**Exercise**
Copy the data that follows, character for character, minus the pictures.

**Dataset excerpt**
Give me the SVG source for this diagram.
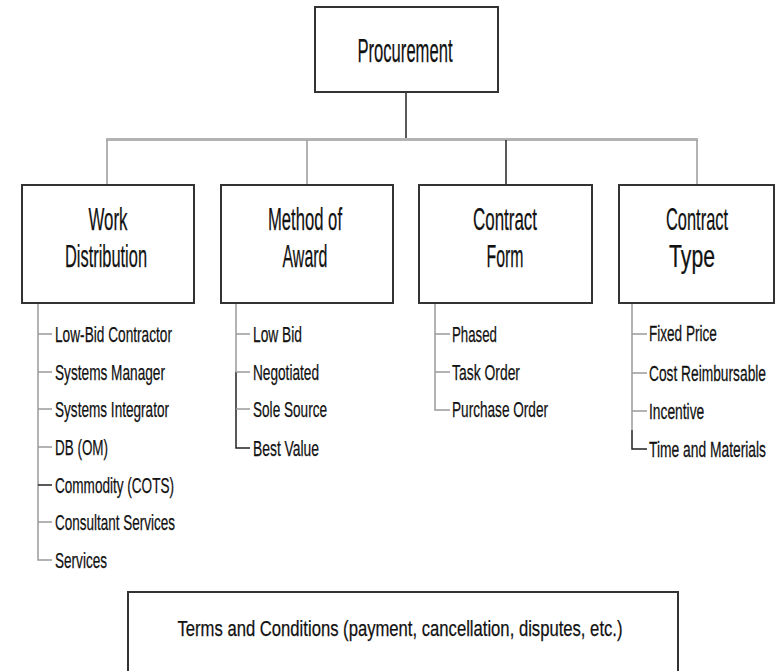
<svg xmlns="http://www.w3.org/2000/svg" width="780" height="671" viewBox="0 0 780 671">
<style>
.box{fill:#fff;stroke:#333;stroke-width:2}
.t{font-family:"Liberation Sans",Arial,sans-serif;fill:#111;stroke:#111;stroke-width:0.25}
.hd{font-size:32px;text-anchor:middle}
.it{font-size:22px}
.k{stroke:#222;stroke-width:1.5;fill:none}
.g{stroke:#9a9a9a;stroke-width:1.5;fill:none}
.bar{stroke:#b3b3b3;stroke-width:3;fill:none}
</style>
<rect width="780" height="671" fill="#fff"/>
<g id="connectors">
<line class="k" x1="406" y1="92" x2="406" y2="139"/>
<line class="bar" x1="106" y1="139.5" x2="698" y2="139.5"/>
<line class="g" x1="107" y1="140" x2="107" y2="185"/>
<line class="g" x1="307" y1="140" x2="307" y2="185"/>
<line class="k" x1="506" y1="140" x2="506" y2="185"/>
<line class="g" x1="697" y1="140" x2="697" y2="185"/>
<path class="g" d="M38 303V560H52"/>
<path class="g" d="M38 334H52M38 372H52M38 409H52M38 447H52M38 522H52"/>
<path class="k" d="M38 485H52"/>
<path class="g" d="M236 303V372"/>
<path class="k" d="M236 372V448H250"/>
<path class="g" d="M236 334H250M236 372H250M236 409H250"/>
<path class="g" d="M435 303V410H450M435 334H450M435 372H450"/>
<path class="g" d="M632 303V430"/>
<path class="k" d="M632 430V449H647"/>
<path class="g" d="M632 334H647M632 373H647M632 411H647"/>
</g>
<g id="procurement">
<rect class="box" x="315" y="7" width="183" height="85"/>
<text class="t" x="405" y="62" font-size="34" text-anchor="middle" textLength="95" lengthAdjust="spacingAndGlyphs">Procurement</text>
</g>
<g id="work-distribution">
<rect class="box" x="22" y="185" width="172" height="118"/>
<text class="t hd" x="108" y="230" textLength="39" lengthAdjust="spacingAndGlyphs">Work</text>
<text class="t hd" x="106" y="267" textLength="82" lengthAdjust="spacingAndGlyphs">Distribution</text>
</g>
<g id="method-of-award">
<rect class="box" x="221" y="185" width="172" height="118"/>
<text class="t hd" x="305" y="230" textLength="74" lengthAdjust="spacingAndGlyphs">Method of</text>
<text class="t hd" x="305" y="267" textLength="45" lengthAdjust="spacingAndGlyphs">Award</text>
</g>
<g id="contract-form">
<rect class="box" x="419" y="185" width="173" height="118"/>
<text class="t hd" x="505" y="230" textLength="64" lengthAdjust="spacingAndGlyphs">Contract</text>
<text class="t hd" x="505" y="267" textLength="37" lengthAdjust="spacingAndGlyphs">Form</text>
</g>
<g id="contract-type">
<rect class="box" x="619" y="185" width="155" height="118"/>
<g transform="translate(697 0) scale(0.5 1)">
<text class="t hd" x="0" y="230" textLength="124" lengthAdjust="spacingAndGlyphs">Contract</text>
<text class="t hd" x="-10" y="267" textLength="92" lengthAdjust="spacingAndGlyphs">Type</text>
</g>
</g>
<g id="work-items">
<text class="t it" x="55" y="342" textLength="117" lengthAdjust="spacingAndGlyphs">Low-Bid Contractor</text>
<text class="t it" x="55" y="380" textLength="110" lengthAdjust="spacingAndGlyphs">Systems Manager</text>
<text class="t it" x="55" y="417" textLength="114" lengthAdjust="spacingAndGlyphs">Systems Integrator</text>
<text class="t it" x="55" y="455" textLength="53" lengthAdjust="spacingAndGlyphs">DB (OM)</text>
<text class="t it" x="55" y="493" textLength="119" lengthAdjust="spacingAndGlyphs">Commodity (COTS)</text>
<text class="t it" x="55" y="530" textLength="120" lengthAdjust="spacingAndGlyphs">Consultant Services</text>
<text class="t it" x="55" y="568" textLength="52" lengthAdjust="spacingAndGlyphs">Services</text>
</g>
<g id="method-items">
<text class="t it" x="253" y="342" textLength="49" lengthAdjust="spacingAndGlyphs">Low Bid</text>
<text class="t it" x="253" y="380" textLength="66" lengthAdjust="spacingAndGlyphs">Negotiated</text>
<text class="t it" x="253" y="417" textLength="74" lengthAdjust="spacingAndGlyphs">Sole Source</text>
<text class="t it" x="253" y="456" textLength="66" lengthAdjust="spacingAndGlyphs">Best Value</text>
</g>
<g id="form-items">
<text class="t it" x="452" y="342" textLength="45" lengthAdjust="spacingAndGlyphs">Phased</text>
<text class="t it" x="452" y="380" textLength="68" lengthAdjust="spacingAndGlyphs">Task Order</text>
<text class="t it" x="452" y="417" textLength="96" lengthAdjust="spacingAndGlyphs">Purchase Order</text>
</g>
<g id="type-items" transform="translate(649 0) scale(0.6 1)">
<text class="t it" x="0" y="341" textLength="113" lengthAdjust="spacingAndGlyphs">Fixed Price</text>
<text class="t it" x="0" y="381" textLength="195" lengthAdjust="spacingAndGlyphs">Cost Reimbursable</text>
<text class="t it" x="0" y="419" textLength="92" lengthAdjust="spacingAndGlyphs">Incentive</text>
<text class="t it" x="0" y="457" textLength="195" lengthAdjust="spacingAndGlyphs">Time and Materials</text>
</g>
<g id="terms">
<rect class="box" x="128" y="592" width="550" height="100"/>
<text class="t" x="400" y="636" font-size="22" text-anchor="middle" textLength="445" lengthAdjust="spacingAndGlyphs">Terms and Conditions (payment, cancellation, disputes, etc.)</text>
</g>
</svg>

**Response to this task**
Give me the SVG source for this diagram.
<svg xmlns="http://www.w3.org/2000/svg" width="780" height="671" viewBox="0 0 780 671">
<style>
.box{fill:#fff;stroke:#333;stroke-width:2}
.t{font-family:"Liberation Sans",Arial,sans-serif;fill:#111;stroke:#111;stroke-width:0.25}
.hd{font-size:32px;text-anchor:middle}
.it{font-size:22px}
.k{stroke:#222;stroke-width:1.5;fill:none}
.g{stroke:#9a9a9a;stroke-width:1.5;fill:none}
.bar{stroke:#b3b3b3;stroke-width:3;fill:none}
</style>
<rect width="780" height="671" fill="#fff"/>
<g id="connectors">
<line class="k" x1="406" y1="92" x2="406" y2="139"/>
<line class="bar" x1="106" y1="139.5" x2="698" y2="139.5"/>
<line class="g" x1="107" y1="140" x2="107" y2="185"/>
<line class="g" x1="307" y1="140" x2="307" y2="185"/>
<line class="k" x1="506" y1="140" x2="506" y2="185"/>
<line class="g" x1="697" y1="140" x2="697" y2="185"/>
<path class="g" d="M38 303V560H52"/>
<path class="g" d="M38 334H52M38 372H52M38 409H52M38 447H52M38 522H52"/>
<path class="k" d="M38 485H52"/>
<path class="g" d="M236 303V372"/>
<path class="k" d="M236 372V448H250"/>
<path class="g" d="M236 334H250M236 372H250M236 409H250"/>
<path class="g" d="M435 303V410H450M435 334H450M435 372H450"/>
<path class="g" d="M632 303V430"/>
<path class="k" d="M632 430V449H647"/>
<path class="g" d="M632 334H647M632 373H647M632 411H647"/>
</g>
<g id="procurement">
<rect class="box" x="315" y="7" width="183" height="85"/>
<text class="t" x="405" y="62" font-size="34" text-anchor="middle" textLength="95" lengthAdjust="spacingAndGlyphs">Procurement</text>
</g>
<g id="work-distribution">
<rect class="box" x="22" y="185" width="172" height="118"/>
<text class="t hd" x="108" y="230" textLength="39" lengthAdjust="spacingAndGlyphs">Work</text>
<text class="t hd" x="106" y="267" textLength="82" lengthAdjust="spacingAndGlyphs">Distribution</text>
</g>
<g id="method-of-award">
<rect class="box" x="221" y="185" width="172" height="118"/>
<text class="t hd" x="305" y="230" textLength="74" lengthAdjust="spacingAndGlyphs">Method of</text>
<text class="t hd" x="305" y="267" textLength="45" lengthAdjust="spacingAndGlyphs">Award</text>
</g>
<g id="contract-form">
<rect class="box" x="419" y="185" width="173" height="118"/>
<text class="t hd" x="505" y="230" textLength="64" lengthAdjust="spacingAndGlyphs">Contract</text>
<text class="t hd" x="505" y="267" textLength="37" lengthAdjust="spacingAndGlyphs">Form</text>
</g>
<g id="contract-type">
<rect class="box" x="619" y="185" width="155" height="118"/>
<g transform="translate(697 0) scale(0.5 1)">
<text class="t hd" x="0" y="230" textLength="124" lengthAdjust="spacingAndGlyphs">Contract</text>
<text class="t hd" x="-10" y="267" textLength="92" lengthAdjust="spacingAndGlyphs">Type</text>
</g>
</g>
<g id="work-items">
<text class="t it" x="55" y="342" textLength="117" lengthAdjust="spacingAndGlyphs">Low-Bid Contractor</text>
<text class="t it" x="55" y="380" textLength="110" lengthAdjust="spacingAndGlyphs">Systems Manager</text>
<text class="t it" x="55" y="417" textLength="114" lengthAdjust="spacingAndGlyphs">Systems Integrator</text>
<text class="t it" x="55" y="455" textLength="53" lengthAdjust="spacingAndGlyphs">DB (OM)</text>
<text class="t it" x="55" y="493" textLength="119" lengthAdjust="spacingAndGlyphs">Commodity (COTS)</text>
<text class="t it" x="55" y="530" textLength="120" lengthAdjust="spacingAndGlyphs">Consultant Services</text>
<text class="t it" x="55" y="568" textLength="52" lengthAdjust="spacingAndGlyphs">Services</text>
</g>
<g id="method-items">
<text class="t it" x="253" y="342" textLength="49" lengthAdjust="spacingAndGlyphs">Low Bid</text>
<text class="t it" x="253" y="380" textLength="66" lengthAdjust="spacingAndGlyphs">Negotiated</text>
<text class="t it" x="253" y="417" textLength="74" lengthAdjust="spacingAndGlyphs">Sole Source</text>
<text class="t it" x="253" y="456" textLength="66" lengthAdjust="spacingAndGlyphs">Best Value</text>
</g>
<g id="form-items">
<text class="t it" x="452" y="342" textLength="45" lengthAdjust="spacingAndGlyphs">Phased</text>
<text class="t it" x="452" y="380" textLength="68" lengthAdjust="spacingAndGlyphs">Task Order</text>
<text class="t it" x="452" y="417" textLength="96" lengthAdjust="spacingAndGlyphs">Purchase Order</text>
</g>
<g id="type-items" transform="translate(649 0) scale(0.6 1)">
<text class="t it" x="0" y="341" textLength="113" lengthAdjust="spacingAndGlyphs">Fixed Price</text>
<text class="t it" x="0" y="381" textLength="195" lengthAdjust="spacingAndGlyphs">Cost Reimbursable</text>
<text class="t it" x="0" y="419" textLength="92" lengthAdjust="spacingAndGlyphs">Incentive</text>
<text class="t it" x="0" y="457" textLength="195" lengthAdjust="spacingAndGlyphs">Time and Materials</text>
</g>
<g id="terms">
<rect class="box" x="128" y="592" width="550" height="100"/>
<text class="t" x="400" y="636" font-size="22" text-anchor="middle" textLength="445" lengthAdjust="spacingAndGlyphs">Terms and Conditions (payment, cancellation, disputes, etc.)</text>
</g>
</svg>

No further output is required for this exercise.